What is Pecuniary Jurisdiction? 

  • Pecuniary jurisdiction refers to the authority of a court to hear and determine cases based on the monetary value or amount involved in the dispute, establishing limits on which courts can entertain suits of particular monetary values. 
  • Under Section 15 of the Civil Procedure Code, 1908, every suit must be instituted in the court of the lowest grade competent to try it, meaning a case must be filed in the lowest court having jurisdiction over that monetary value. 
  • The plaintiff's valuation in the plaint determines which court has pecuniary jurisdiction, though courts can examine whether a suit has been deliberately undervalued or overvalued to choose a particular forum. 
  • The pecuniary jurisdiction system creates a hierarchical structure where courts of higher grades are not overburdened with suits that could be handled by lower courts, affording convenience to parties and witnesses while ensuring efficient administration of justice. 

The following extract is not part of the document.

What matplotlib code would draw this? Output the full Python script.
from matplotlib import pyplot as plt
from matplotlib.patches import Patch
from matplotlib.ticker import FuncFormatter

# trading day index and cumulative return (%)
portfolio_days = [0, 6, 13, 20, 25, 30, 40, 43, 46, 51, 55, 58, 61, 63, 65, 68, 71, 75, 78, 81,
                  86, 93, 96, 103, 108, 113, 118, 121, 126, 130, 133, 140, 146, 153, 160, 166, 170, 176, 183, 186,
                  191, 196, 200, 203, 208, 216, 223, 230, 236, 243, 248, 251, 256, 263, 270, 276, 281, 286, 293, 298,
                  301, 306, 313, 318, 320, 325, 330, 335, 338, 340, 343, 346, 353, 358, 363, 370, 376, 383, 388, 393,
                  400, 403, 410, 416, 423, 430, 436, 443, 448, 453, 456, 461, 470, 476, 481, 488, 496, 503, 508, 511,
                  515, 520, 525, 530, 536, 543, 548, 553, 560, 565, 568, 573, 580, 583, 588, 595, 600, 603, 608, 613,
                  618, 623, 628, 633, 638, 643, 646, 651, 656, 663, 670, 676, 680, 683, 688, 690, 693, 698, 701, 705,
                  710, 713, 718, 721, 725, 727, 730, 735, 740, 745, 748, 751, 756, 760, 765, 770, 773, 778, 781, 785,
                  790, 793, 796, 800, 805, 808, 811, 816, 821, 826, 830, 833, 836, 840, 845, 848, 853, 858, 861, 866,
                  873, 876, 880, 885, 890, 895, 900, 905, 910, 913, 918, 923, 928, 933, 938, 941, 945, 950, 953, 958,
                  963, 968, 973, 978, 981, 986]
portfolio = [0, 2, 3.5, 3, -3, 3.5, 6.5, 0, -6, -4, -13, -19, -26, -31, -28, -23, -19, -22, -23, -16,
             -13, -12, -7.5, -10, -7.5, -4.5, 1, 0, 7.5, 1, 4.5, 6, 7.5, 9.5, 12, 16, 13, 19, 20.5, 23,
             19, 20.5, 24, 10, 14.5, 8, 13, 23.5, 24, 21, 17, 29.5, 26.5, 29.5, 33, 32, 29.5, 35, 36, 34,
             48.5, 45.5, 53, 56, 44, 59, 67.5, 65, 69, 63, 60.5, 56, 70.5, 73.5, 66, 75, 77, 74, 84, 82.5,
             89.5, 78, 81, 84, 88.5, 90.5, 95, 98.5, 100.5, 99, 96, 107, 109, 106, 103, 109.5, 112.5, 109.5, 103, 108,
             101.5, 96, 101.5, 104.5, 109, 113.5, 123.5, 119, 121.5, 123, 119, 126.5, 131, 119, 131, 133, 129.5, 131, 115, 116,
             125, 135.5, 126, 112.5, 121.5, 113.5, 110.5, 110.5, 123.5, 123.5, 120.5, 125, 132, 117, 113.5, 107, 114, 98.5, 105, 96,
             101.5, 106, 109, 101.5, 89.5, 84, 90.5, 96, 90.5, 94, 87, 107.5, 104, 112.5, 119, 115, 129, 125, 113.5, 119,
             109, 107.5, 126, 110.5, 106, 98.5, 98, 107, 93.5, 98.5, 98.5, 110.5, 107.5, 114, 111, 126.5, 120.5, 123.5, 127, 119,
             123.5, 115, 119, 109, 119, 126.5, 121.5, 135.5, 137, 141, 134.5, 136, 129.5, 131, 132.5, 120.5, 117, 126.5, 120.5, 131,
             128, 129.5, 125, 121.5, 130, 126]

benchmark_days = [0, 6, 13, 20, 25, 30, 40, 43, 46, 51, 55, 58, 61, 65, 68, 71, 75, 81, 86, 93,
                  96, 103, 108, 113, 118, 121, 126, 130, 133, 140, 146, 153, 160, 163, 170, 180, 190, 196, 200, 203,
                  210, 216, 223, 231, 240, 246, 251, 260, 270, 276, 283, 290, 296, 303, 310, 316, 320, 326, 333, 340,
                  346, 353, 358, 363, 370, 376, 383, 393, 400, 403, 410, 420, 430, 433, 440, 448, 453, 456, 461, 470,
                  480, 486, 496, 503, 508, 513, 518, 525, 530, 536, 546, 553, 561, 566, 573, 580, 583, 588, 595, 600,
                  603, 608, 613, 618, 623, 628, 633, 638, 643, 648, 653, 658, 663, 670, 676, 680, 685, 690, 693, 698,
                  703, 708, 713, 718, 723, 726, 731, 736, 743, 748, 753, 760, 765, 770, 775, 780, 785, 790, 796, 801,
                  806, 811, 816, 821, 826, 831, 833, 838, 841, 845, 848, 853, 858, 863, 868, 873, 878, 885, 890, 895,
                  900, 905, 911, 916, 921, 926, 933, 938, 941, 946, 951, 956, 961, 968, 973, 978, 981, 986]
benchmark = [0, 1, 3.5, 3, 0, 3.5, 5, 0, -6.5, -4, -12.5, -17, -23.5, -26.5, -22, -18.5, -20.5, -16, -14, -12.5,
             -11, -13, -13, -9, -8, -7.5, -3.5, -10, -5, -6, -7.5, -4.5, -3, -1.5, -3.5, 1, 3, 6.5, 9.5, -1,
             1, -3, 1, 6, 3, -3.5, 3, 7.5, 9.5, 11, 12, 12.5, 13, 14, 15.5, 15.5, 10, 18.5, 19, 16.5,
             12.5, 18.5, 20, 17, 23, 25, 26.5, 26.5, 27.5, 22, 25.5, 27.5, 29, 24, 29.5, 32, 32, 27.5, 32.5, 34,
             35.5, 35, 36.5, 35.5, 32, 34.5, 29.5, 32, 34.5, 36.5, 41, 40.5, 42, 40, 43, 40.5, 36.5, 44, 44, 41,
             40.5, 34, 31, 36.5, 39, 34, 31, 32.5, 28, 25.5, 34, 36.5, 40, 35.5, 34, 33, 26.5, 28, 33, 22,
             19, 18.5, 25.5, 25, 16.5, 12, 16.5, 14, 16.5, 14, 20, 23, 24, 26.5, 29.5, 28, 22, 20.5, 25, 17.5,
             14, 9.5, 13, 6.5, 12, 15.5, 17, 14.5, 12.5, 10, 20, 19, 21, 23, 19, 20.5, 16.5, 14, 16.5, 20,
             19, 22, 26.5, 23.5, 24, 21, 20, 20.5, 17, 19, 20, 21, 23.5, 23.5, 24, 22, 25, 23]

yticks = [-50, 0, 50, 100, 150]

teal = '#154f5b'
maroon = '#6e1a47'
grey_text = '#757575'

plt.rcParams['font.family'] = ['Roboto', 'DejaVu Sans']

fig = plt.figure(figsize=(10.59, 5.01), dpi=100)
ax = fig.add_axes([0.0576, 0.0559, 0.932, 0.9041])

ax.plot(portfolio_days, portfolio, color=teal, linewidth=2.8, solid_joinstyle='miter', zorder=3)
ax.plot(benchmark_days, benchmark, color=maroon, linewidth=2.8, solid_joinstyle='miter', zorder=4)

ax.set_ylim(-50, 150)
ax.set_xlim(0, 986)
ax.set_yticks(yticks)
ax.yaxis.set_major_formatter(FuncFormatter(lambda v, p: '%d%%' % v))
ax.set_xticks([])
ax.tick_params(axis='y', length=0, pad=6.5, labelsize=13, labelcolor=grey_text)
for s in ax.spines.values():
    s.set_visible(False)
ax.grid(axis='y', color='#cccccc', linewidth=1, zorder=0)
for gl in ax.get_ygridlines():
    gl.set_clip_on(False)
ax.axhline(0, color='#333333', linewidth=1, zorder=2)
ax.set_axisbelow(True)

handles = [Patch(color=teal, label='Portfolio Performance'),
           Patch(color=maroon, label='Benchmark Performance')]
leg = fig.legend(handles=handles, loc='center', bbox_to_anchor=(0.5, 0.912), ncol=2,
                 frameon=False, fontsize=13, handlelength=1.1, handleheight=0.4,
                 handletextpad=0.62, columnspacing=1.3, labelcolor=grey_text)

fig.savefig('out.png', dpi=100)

What are the Legal Provisions of the Consumer Protection Act, 2019? 

  • Section 34(1) of the Consumer Protection Act, 2019 prescribes that the District Commission shall have jurisdiction to entertain complaints where the value of goods or services paid as consideration does not exceed one crore rupees. 

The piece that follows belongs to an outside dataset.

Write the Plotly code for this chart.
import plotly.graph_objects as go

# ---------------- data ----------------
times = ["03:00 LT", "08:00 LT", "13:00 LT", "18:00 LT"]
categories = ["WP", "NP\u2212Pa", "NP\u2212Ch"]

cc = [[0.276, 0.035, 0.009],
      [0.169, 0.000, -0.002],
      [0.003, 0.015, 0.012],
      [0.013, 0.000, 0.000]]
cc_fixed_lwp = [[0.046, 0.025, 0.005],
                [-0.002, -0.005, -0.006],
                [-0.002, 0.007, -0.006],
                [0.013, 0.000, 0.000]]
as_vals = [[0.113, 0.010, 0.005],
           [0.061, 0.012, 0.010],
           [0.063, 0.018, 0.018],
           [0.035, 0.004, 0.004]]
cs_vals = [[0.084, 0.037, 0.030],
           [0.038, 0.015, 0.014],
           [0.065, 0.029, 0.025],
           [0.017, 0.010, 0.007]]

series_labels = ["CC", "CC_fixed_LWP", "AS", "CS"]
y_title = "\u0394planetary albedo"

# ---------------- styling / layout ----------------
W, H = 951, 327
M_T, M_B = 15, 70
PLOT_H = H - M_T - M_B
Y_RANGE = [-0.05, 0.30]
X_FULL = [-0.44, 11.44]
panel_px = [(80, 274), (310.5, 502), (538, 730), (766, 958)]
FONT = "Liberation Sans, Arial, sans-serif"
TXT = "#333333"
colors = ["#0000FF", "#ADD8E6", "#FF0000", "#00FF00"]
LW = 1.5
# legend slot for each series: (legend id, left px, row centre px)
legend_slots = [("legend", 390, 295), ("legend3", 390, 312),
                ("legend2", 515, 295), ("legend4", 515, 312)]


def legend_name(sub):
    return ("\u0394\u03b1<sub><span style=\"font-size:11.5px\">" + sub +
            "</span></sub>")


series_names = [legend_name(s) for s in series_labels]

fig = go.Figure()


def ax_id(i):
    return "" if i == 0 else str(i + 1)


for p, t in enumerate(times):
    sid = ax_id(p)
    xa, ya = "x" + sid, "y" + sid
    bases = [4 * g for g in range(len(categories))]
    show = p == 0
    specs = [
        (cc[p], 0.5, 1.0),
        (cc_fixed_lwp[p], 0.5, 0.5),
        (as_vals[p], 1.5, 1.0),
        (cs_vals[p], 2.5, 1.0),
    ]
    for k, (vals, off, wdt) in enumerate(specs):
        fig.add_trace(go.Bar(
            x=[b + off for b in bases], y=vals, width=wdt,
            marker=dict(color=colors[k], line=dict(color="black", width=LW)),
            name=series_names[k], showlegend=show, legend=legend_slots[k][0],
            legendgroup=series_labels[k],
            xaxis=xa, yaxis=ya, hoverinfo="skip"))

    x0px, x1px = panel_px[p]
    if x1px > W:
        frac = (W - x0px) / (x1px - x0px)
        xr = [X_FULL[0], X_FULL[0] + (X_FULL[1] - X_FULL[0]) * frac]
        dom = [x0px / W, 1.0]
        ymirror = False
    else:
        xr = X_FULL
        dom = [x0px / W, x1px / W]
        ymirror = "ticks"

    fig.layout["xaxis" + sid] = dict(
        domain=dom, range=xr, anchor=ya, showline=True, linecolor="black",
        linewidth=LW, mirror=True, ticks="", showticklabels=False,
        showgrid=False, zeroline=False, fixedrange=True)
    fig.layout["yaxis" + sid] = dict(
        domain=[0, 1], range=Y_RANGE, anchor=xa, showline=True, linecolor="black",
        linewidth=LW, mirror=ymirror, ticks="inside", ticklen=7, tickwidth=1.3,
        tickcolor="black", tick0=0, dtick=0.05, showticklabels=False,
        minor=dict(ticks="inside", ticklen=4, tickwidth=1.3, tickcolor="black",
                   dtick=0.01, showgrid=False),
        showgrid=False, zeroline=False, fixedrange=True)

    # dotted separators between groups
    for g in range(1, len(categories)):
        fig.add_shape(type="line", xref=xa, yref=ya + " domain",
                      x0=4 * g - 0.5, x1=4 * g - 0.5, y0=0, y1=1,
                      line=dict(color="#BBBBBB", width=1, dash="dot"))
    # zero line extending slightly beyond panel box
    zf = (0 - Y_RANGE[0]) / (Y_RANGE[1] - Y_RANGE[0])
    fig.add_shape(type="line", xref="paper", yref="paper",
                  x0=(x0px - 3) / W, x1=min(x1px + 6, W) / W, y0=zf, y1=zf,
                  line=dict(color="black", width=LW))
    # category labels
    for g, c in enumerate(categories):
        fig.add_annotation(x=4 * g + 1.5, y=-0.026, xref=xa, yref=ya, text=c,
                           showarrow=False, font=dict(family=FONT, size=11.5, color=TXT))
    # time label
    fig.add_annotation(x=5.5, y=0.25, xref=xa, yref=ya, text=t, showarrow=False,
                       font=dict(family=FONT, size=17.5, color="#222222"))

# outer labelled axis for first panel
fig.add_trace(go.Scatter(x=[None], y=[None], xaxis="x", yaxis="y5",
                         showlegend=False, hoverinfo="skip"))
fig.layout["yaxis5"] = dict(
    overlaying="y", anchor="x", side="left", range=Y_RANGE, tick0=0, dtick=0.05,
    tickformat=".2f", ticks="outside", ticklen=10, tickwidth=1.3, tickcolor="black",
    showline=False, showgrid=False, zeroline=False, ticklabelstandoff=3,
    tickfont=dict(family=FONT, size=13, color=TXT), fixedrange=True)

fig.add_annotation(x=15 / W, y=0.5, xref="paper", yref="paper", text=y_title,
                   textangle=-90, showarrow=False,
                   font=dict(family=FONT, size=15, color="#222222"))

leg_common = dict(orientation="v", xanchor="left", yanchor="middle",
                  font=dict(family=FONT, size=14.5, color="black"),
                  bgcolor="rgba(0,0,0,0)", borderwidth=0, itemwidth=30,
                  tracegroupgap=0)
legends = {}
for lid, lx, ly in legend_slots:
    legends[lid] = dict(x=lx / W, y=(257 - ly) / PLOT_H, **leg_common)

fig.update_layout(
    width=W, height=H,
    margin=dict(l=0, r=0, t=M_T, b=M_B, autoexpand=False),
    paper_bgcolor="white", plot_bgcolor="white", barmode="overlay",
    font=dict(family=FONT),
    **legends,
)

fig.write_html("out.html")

  • Section 47(1)(a)(i) of the 2019 Act establishes that the State Commission shall have jurisdiction to entertain complaints where the value of goods or services paid as consideration exceeds one crore rupees but does not exceed ten crore rupees. 
  • Section 58(1)(a)(i) of the 2019 Act confers jurisdiction on the National Commission to entertain complaints where the value of goods or services paid as consideration exceeds ten crore rupees. 
  • Under the repealed Consumer Protection Act, 1986, Section 11(1) granted jurisdiction to the District Forum for complaints where the value of goods or services and compensation claimed did not exceed twenty lakhs rupees. 
  • Section 17(a)(i) of the 1986 Act provided the State Commission with jurisdiction for complaints where the value of goods or services and compensation claimed exceeded twenty lakhs rupees but did not exceed one crore rupees. 
  • Section 21(a)(i) of the 1986 Act granted the National Commission jurisdiction for complaints where the value of goods or services and compensation claimed exceeded one crore rupees. 
  • Section 2(7) of the 2019 Act defines a "consumer" as any person who buys goods or hires or avails any service for a consideration which is fully paid or promised, partly paid or promised, under a system of deferred payment, and includes a user of such goods or services. 
  • Sections 3 and 10 of the 2019 Act establish the Central Consumer Protection Council and the Central Consumer Protection Authority respectively, with statutory duties to protect consumer interests and ensure effective functioning of the consumer protection regime.